Admittedly, Wal-Mart’s success hasn’t come without controversy. Over the years, the retail heavyweight has seen its share of negative headlines, from putting small mom-and-pop stores out of business to gaining a poor reputation as a low-wage employer. It has faced backlash from numerous groups calling its ethics into question. While such publicity has likely kept some investors at bay, this blue chip still manages to be one of the most widely-held stocks. Looking at the Value Line report, it’s easy to see why.
A standout feature of the stock is its Safety rank of 1 (located at the top left-hand corner of the page in the Ranks box). The rank can range from 1 (Highest) to 5 (Lowest). Here, the measure implies WMT shares have considerably less risk, and thus, are much safer than the average issue under Value Line’s review, making it a top-notch selection for cautious individuals. Also in the same section, the Beta coefficient is pegged at 0.60, indicating that the issue’s volatility is well below that of the market (where 1.00 = the market). (Note that a figure lower than 1.00 means the equity is less volatile, while a number that is higher indicates greater volatility than the overall market.)

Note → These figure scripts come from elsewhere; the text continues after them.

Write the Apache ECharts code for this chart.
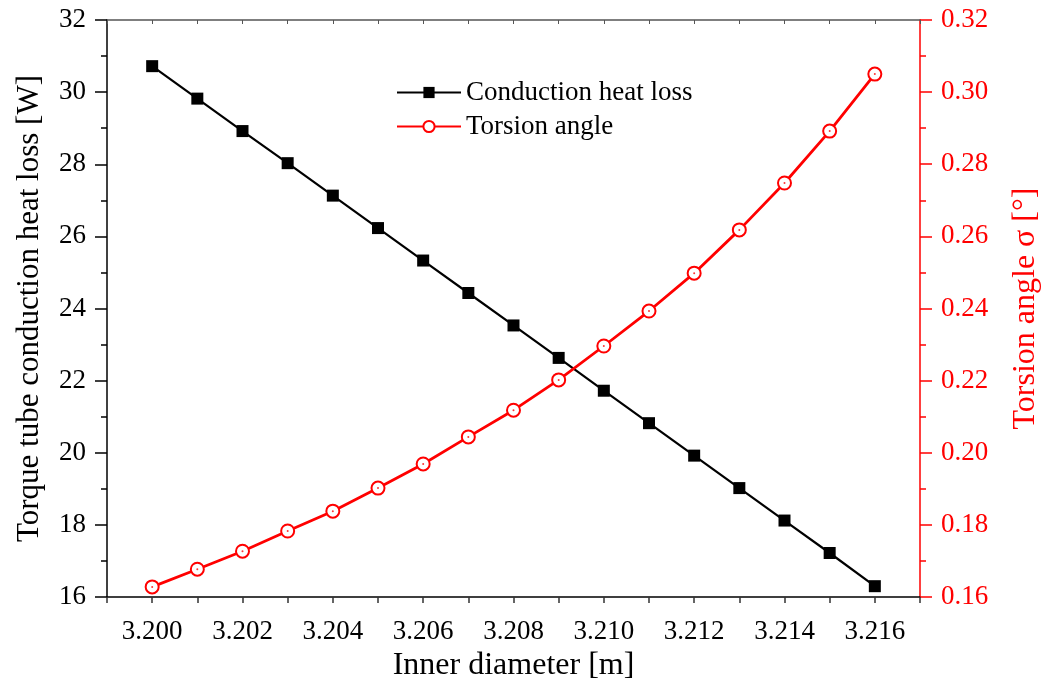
<!DOCTYPE html>
<html>
<head>
<meta charset="utf-8">
<script src="https://cdn.jsdelivr.net/npm/echarts@6/dist/echarts.min.js"></script>
<style>
  html, body { margin: 0; padding: 0; background: #fff; }
  #chart { width: 1045px; height: 691px; }
</style>
</head>
<body>
<div id="chart"></div>
<script>
var diameters = [3.200, 3.201, 3.202, 3.203, 3.204, 3.205, 3.206, 3.207, 3.208,
  3.209, 3.210, 3.211, 3.212, 3.213, 3.214, 3.215, 3.216];
var heatLoss = [30.72, 29.82, 28.92, 28.03, 27.13, 26.23, 25.33, 24.43, 23.53,
  22.63, 21.72, 20.82, 19.92, 19.02, 18.12, 17.22, 16.30];
var torsion = [0.1628, 0.1677, 0.1727, 0.1783, 0.1838, 0.1902, 0.1969, 0.2044, 0.2118,
  0.2202, 0.2296, 0.2393, 0.2498, 0.2618, 0.2748, 0.2892, 0.3050];

var font = 'Liberation Serif';
var pairs = function (ys) {
  return diameters.map(function (x, i) { return [x, ys[i]]; });
};

var chart = echarts.init(document.getElementById('chart'));
chart.setOption({
  animation: false,
  grid: { left: 107, right: 125, top: 20, bottom: 94, outerBoundsMode: 'none', containLabel: false },
  legend: {
    left: 391, top: 74, orient: 'vertical', itemGap: 7,
    itemWidth: 64, itemHeight: 14,
    textStyle: { fontFamily: font, fontSize: 27, color: '#000' },
    data: ['Conduction heat loss', 'Torsion angle']
  },
  xAxis: [{
    type: 'value', min: 3.199, max: 3.217, interval: 0.001,
    name: 'Inner diameter [m]', nameLocation: 'middle', nameGap: 51,
    nameTextStyle: { fontFamily: font, fontSize: 32, color: '#000' },
    axisLine: { onZero: false, lineStyle: { color: '#000', width: 1.5 } },
    axisTick: { length: 6, lineStyle: { color: '#333', width: 1.5 } },
    splitLine: { show: false },
    axisLabel: {
      fontFamily: font, fontSize: 27, color: '#000', margin: 21,
      formatter: function (v) {
        var k = Math.round(v * 1000);
        return (k % 2 === 0 && k >= 3200 && k <= 3216) ? v.toFixed(3) : '';
      }
    }
  }, {
    type: 'value', position: 'top', min: 3.199, max: 3.217, interval: 0.001,
    axisLine: { onZero: false, lineStyle: { color: '#555', width: 1.5 } },
    axisTick: { inside: true, length: 4, lineStyle: { color: '#555' } },
    axisLabel: { show: false }, splitLine: { show: false }
  }],
  yAxis: [{
    type: 'value', min: 16, max: 32, interval: 2,
    name: 'Torque tube conduction heat loss [W]', nameLocation: 'middle', nameGap: 62,
    nameTextStyle: { fontFamily: font, fontSize: 31, color: '#000' },
    axisLine: { show: true, onZero: false, lineStyle: { color: '#000', width: 1.5 } },
    axisTick: { length: 12, lineStyle: { color: '#000', width: 1.5 } },
    minorTick: { show: true, splitNumber: 2, length: 6, lineStyle: { color: '#000', width: 1.5 } },
    splitLine: { show: false },
    axisLabel: { fontFamily: font, fontSize: 27, color: '#000', margin: 21 }
  }, {
    type: 'value', min: 0.16, max: 0.32, interval: 0.02,
    name: 'Torsion angle σ [°]', nameLocation: 'middle', nameGap: 90, nameRotate: 90,
    nameTextStyle: { fontFamily: font, fontSize: 32, color: '#ff0000' },
    axisLine: { show: true, onZero: false, lineStyle: { color: '#ff0000', width: 1.5 } },
    axisTick: { length: 12, lineStyle: { color: '#ff0000', width: 1.5 } },
    minorTick: { show: true, splitNumber: 2, length: 6, lineStyle: { color: '#ff0000', width: 1.5 } },
    splitLine: { show: false },
    axisLabel: {
      fontFamily: font, fontSize: 27, color: '#ff0000', margin: 21,
      formatter: function (v) { return v.toFixed(2); }
    }
  }],
  series: [{
    name: 'Conduction heat loss', type: 'line', yAxisIndex: 0,
    data: pairs(heatLoss),
    symbol: 'rect', symbolSize: 12,
    lineStyle: { color: '#000', width: 2.2 },
    itemStyle: { color: '#000' }
  }, {
    name: 'Torsion angle', type: 'line', yAxisIndex: 1,
    data: pairs(torsion),
    symbol: 'emptyCircle', symbolSize: 13,
    lineStyle: { color: '#ff0000', width: 2.8 },
    itemStyle: { color: '#ff0000', borderWidth: 1.2 }
  }, {
    // centre dots of the open circles
    name: 'dots', type: 'scatter', yAxisIndex: 1, z: 5,
    data: pairs(torsion),
    symbol: 'circle', symbolSize: 2,
    itemStyle: { color: '#ff0000' }
  }]
});
</script>
</body>
</html>
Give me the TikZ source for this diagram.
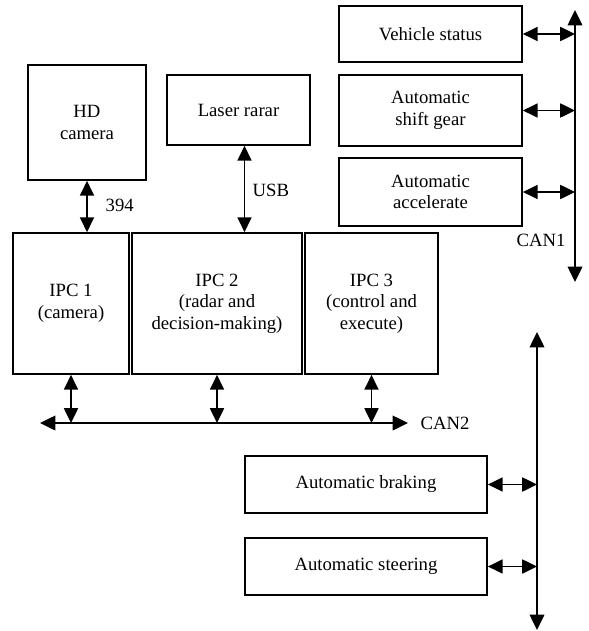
\documentclass[tikz,border=0pt]{standalone}
\usepackage{fontspec}
\setmainfont{Liberation Serif}
\usepackage{tikz}
\usetikzlibrary{arrows.meta}
\tikzset{
unit box/.style = { rectangle, draw = black, fill = white, line width = 1.2pt, align = center, inner sep = 2pt },
bus/.style = { line width = 1.1pt, {Triangle[length = 11pt, width = 10.5pt]}-{Triangle[length = 11pt, width = 10.5pt]} },
link/.style = { line width = 1.1pt, {Triangle[length = 10.5pt, width = 10pt]}-{Triangle[length = 10.5pt, width = 10pt]} },
bus label/.style = { black, draw = none, fill = none, inner sep = 1pt },
}
\begin{document}
\begin{tikzpicture}[x = 0.025cm, y = -0.025cm, font = \fontsize{13.3}{15.3}\selectfont]
    \useasboundingbox (0, 0) rectangle (589, 631);
    % sensors
    \node[unit box, minimum width = 2.95cm, minimum height = 2.875cm] (hd) at (87, 122.5) {HD\\camera};
    \node[unit box, minimum width = 3.575cm, minimum height = 1.75cm] (laser) at (238.5, 110) {Laser rarar};
    % CAN1 units
    \node[unit box, minimum width = 4.575cm, minimum height = 1.4cm] (status) at (430.5, 34) {Vehicle status};
    \node[unit box, minimum width = 4.575cm, minimum height = 1.775cm] (gear) at (430.5, 110.5) {Automatic\\shift gear};
    \node[unit box, minimum width = 4.575cm, minimum height = 1.7cm] (accel) at (430.5, 192) {Automatic\\accelerate};
    % industrial computers
    \node[unit box, minimum width = 2.9cm, minimum height = 3.525cm] (ipc1) at (71, 303.5) {IPC 1\\(camera)};
    \node[unit box, minimum width = 4.25cm, minimum height = 3.525cm] (ipc2) at (217, 303.5) {IPC 2\\(radar and\\decision-making)};
    \node[unit box, minimum width = 3.325cm, minimum height = 3.525cm] (ipc3) at (371.5, 303.5) {IPC 3\\(control and\\execute)};
    % CAN2 units
    \node[unit box, minimum width = 6.05cm, minimum height = 1.425cm] (brake) at (366, 484.5) {Automatic braking};
    \node[unit box, minimum width = 6.05cm, minimum height = 1.425cm] (steer) at (366, 566.5) {Automatic steering};
    % buses
    \coordinate (can1 top) at (575, 10);
    \coordinate (can1 bot) at (575, 282);
    \coordinate (can2 l) at (40, 423);
    \coordinate (can2 r) at (408, 423);
    \coordinate (bus top) at (537, 332);
    \coordinate (bus bot) at (537, 630);
    \draw[bus] (can1 top) -- (can1 bot);
    \draw[bus] (can2 l) -- (can2 r);
    \draw[bus] (bus top) -- (bus bot);
    % links
    \draw[link] (hd.south) -- (hd.south |- ipc1.north);
    \draw[link] ([xshift = 0.15cm]laser.south) -- ([xshift = 0.15cm]laser.south |- ipc2.north);
    \draw[link] (status.east) -- (status.east -| can1 top);
    \draw[link] (gear.east) -- (gear.east -| can1 top);
    \draw[link] (accel.east) -- (accel.east -| can1 top);
    \draw[link] (ipc1.south) -- (ipc1.south |- can2 l);
    \draw[link] (ipc2.south) -- (ipc2.south |- can2 l);
    \draw[link] (ipc3.south) -- (ipc3.south |- can2 l);
    \draw[link] (brake.east) -- (brake.east -| bus top);
    \draw[link] (steer.east) -- (steer.east -| bus top);
    % labels
    \node[bus label, anchor = west] (l394) at (104, 205) {394};
    \node[bus label, anchor = west] (lusb) at (251, 190) {USB};
    \node[bus label] (lcan1) at (541, 240) {CAN1};
    \node[bus label, anchor = west] (lcan2) at (419, 423) {CAN2};
\end{tikzpicture}
\end{document}
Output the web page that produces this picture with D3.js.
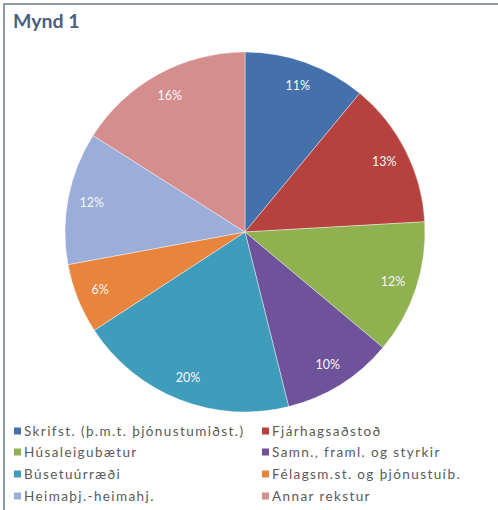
<!DOCTYPE html>
<html>
<head>
<meta charset="utf-8">
<script src="https://cdn.jsdelivr.net/npm/d3@7"></script>
<style>
  html, body { margin: 0; padding: 0; background: #fff; }
  svg { display: block; }
</style>
</head>
<body>
<svg id="chart" width="498" height="510"></svg>
<script>
const title = "Mynd 1";
const categories = [
  "Skrifst. (þ.m.t. þjónustumiðst.)",
  "Fjárhagsaðstoð",
  "Húsaleigubætur",
  "Samn., framl. og styrkir",
  "Búsetuúrræði",
  "Félagsm.st. og þjónustuíb.",
  "Heimaþj.-heimahj.",
  "Annar rekstur"
];
const values = [11.0, 13.1, 12.0, 10.0, 19.7, 6.3, 11.9, 16.0];
const colors = ["#4471AC", "#B5423F", "#8FB150", "#6E539B", "#3F9CBA", "#E8843C", "#9BAED9", "#D38E8D"];

const svg = d3.select("#chart");

// frame
svg.append("path")
  .attr("d", "M4,510 L4,4 L498,4")
  .attr("fill", "none")
  .attr("stroke", "#8d9cab")
  .attr("stroke-width", 2);

svg.append("text")
  .attr("x", 13).attr("y", 28)
  .attr("font-family", "Lato, 'Open Sans', sans-serif")
  .attr("font-weight", "bold")
  .attr("font-size", 19.5)
  .attr("fill", "#4d6080")
  .text(title);

const cx = 245, cy = 232, r = 180;
const total = d3.sum(values);
const pie = d3.pie().sort(null).value(d => d)(values);
const arc = d3.arc().innerRadius(0).outerRadius(r);
const labelArc = d3.arc().innerRadius(156).outerRadius(156);

const g = svg.append("g").attr("transform", `translate(${cx},${cy})`);
g.selectAll("path.slice").data(pie).join("path")
  .attr("class", "slice")
  .attr("d", arc)
  .attr("fill", (d, i) => colors[i])
  .attr("stroke", "#ffffff")
  .attr("stroke-opacity", 0.5)
  .attr("stroke-width", 0.8);

g.selectAll("text.lbl").data(pie).join("text")
  .attr("class", "lbl")
  .attr("transform", d => `translate(${labelArc.centroid(d)})`)
  .attr("text-anchor", "middle")
  .attr("dominant-baseline", "central")
  .attr("font-family", "Lato, 'Open Sans', sans-serif")
  .attr("font-size", 12.5)
  .attr("fill", "#f6f6f6")
  .text(d => Math.round(d.value / total * 100) + "%");

// legend
const colX = [14, 262];
const rowY = [431, 452, 474, 496];
const leg = svg.append("g");
categories.forEach((c, i) => {
  const x = colX[i % 2], y = rowY[Math.floor(i / 2)];
  leg.append("rect").attr("x", x).attr("y", y - 3.5).attr("width", 7).attr("height", 7).attr("fill", colors[i]);
  leg.append("text")
    .attr("x", x + 10).attr("y", y)
    .attr("dominant-baseline", "central")
    .attr("font-family", "Lato, 'Open Sans', sans-serif")
    .attr("font-size", 13.5)
    .attr("letter-spacing", 1.4)
    .attr("fill", "#5a5a5a")
    .text(c);
});
</script>
</body>
</html>
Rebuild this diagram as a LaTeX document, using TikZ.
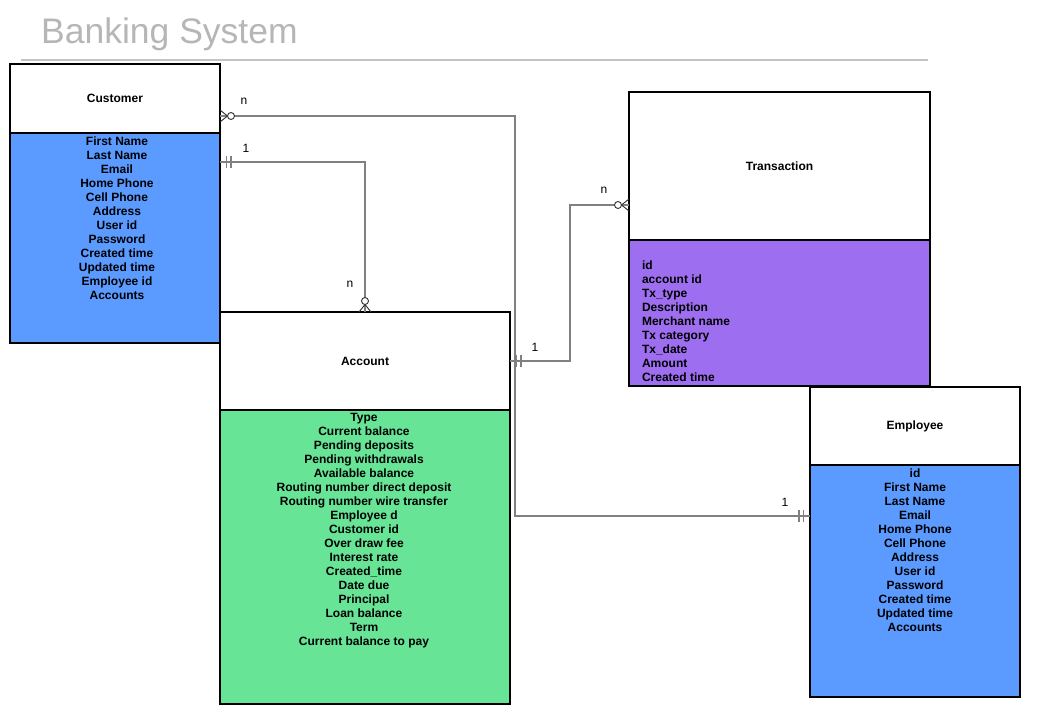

In a similar vein, the Ratings box in the lower right-hand corner shows other elements that give an investor much insight into the health of a company’s financial situation. Notably, the company gets an A++ grade for Financial Strength, which takes into account a range of balance sheet items, such as cash on hand and debt level. Just beneath that is the Stock’s Price Stability, which tells how stable the equity’s price is in general. WMT scores a perfect 100 for this, substantiated by the Price Chart. It should be mentioned that Financial Strength and Price Stability are two important factors that are used to determine the Safety rank.
The stock has other fairly attractive qualities, besides those already mentioned. Take the dividend yield, for example, found in the Top Label. Although not stellar at 2.4%, the expected return from cash distributions on the equity over the coming 12 months means there is some decent income to be made here. Note, too, the annual total return in the Projections box. While the projected 3- to 5-year range, which factors in the estimated price appreciation and prospective dividends to be paid over that time frame, may not seem extraordinary, it is actually quite good, on a risk-adjusted basis.
As a complete package, WMT shares make a fine choice for income-and-growth portfolios with a conservative bent. Analyst Kevin Downing sums it up in the Commentary by pointing out that “Wal-Mart’s history of cost cuts and store expansion gives us confidence in its solid risk-adjusted long-term price appreciation potential”, while the stock also “boasts top scores for Safety and Stock Price Stability”.
At the time of this article’s writing, the author did not have positions in any of the companies mentioned.